> _What is needed_
Leaving out every picture, copy the lines of the data exactly, from the first through the line containing "const colors = ['#062f45', '#f7a51e', '#939598', '#636466']".

[A run of records]
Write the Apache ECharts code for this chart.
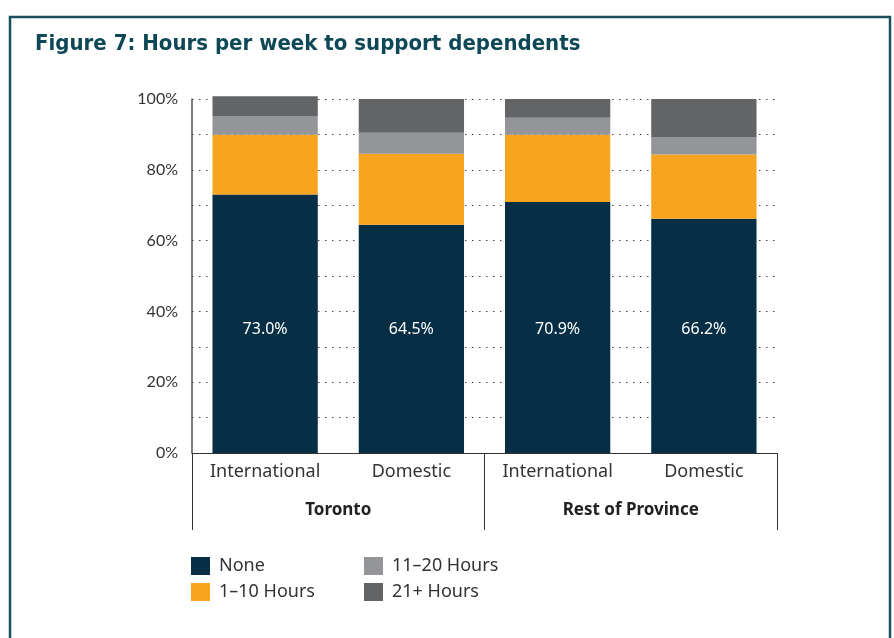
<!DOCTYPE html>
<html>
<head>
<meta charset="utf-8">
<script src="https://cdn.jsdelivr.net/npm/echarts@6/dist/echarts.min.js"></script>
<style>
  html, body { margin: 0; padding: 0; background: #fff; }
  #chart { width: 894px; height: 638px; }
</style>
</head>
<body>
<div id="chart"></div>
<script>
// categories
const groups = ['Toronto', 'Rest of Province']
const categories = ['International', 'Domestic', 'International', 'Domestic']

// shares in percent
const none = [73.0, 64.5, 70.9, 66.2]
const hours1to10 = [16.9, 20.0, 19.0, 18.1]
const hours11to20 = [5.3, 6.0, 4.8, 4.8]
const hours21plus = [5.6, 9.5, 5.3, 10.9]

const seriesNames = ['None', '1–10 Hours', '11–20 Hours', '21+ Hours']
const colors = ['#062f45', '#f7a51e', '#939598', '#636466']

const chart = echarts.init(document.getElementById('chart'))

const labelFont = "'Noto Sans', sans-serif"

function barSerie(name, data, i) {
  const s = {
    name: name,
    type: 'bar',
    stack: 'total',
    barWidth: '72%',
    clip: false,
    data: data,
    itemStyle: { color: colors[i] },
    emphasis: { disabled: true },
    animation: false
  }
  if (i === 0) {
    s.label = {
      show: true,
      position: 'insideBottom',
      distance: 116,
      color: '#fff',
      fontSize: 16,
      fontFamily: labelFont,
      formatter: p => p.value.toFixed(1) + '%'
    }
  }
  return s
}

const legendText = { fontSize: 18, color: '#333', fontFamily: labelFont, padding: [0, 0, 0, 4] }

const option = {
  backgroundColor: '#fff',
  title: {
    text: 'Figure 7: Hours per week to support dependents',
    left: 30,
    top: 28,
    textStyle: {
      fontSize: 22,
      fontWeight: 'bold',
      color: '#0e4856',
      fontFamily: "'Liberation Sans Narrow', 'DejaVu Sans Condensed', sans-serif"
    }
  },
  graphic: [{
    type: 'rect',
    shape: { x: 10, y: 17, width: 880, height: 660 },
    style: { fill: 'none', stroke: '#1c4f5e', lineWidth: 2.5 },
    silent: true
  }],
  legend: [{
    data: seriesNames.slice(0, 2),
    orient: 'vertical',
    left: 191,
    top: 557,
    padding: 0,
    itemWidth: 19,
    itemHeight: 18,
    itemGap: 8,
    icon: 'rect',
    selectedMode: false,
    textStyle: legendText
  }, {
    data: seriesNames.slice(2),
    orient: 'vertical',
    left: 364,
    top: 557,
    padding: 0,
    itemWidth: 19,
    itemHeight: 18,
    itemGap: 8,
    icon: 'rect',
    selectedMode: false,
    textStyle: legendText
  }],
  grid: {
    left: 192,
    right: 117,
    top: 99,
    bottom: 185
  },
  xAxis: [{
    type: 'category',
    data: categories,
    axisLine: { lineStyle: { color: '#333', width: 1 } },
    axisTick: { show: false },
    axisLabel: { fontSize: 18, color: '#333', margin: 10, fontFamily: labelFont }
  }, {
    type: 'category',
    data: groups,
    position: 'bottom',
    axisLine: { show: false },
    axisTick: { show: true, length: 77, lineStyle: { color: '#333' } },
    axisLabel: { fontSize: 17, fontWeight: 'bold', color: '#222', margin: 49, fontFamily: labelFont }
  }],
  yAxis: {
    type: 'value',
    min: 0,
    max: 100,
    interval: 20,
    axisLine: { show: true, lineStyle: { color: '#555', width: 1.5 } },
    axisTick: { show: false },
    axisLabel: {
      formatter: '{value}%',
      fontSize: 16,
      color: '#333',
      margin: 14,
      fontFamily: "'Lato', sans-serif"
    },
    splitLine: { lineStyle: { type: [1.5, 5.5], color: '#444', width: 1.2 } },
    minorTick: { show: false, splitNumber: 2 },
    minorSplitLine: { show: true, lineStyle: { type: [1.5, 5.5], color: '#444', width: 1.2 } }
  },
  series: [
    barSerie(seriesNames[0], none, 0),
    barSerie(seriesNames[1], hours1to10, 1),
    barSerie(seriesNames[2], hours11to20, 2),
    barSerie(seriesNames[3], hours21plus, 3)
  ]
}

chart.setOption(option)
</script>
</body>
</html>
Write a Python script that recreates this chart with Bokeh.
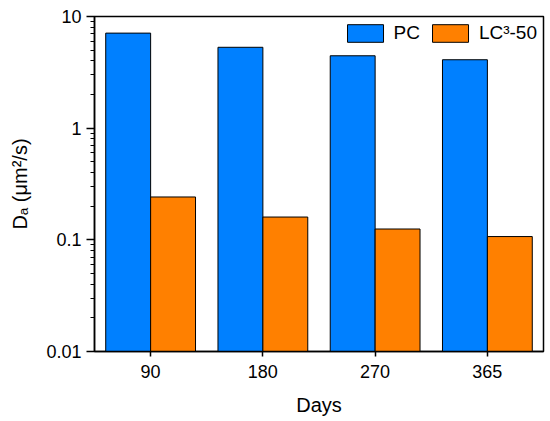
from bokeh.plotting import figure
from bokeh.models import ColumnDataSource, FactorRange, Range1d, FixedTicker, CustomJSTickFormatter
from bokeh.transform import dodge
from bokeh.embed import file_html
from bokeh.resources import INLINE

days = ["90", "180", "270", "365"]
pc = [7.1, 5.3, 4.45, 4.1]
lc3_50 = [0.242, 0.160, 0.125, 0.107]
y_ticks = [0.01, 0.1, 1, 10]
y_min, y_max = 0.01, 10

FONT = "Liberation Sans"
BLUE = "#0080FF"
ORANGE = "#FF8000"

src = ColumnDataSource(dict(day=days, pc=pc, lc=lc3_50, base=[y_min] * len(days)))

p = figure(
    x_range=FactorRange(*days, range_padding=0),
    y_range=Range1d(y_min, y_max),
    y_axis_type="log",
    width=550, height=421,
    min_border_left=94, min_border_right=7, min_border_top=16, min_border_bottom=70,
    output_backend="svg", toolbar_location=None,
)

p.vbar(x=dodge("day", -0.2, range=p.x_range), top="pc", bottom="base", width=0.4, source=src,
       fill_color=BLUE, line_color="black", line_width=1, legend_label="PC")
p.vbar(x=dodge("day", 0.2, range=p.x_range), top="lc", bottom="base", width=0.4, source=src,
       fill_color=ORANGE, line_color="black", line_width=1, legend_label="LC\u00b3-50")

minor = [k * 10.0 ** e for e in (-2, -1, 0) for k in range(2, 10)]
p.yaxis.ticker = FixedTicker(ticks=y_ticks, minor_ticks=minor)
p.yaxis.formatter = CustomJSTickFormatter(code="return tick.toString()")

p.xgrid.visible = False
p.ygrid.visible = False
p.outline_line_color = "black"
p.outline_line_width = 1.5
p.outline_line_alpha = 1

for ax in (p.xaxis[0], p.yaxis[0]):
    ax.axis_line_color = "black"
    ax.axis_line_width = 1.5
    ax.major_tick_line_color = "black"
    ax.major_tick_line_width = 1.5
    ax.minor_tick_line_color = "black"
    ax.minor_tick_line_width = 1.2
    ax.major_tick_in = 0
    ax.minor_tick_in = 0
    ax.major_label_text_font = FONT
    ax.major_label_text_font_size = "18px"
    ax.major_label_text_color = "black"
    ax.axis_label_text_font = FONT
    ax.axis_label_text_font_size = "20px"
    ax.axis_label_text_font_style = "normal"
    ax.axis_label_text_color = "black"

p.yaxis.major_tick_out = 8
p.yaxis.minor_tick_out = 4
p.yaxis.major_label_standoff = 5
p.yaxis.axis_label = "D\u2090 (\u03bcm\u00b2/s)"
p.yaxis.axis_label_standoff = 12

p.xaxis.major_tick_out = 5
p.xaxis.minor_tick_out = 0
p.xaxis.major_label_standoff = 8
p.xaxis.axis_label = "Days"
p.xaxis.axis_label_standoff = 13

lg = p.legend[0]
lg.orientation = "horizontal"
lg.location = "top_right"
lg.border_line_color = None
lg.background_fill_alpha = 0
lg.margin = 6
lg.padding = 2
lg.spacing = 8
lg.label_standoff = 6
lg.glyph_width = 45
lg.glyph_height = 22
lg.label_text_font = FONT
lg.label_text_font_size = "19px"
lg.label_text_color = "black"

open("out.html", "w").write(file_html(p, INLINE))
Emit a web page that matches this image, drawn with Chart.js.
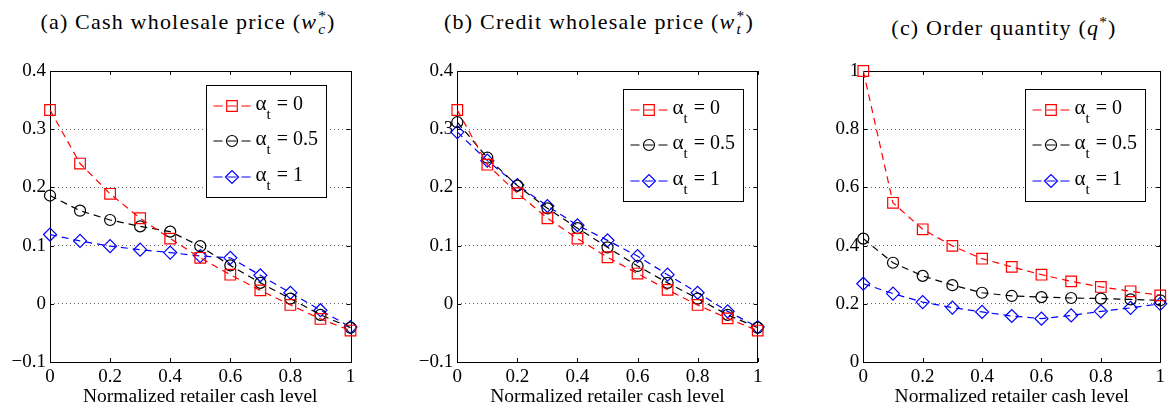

> _In response_
Write the Apache ECharts code for this chart.
<!DOCTYPE html>
<html>
<head>
<meta charset="utf-8">
<script src="https://cdn.jsdelivr.net/npm/echarts@6/dist/echarts.min.js"></script>
<style>
  html, body { margin: 0; padding: 0; background: #fff; }
  #chart { width: 894px; height: 638px; }
</style>
</head>
<body>
<div id="chart"></div>
<script>
// categories
const groups = ['Toronto', 'Rest of Province']
const categories = ['International', 'Domestic', 'International', 'Domestic']

// shares in percent
const none = [73.0, 64.5, 70.9, 66.2]
const hours1to10 = [16.9, 20.0, 19.0, 18.1]
const hours11to20 = [5.3, 6.0, 4.8, 4.8]
const hours21plus = [5.6, 9.5, 5.3, 10.9]

const seriesNames = ['None', '1–10 Hours', '11–20 Hours', '21+ Hours']
const colors = ['#062f45', '#f7a51e', '#939598', '#636466']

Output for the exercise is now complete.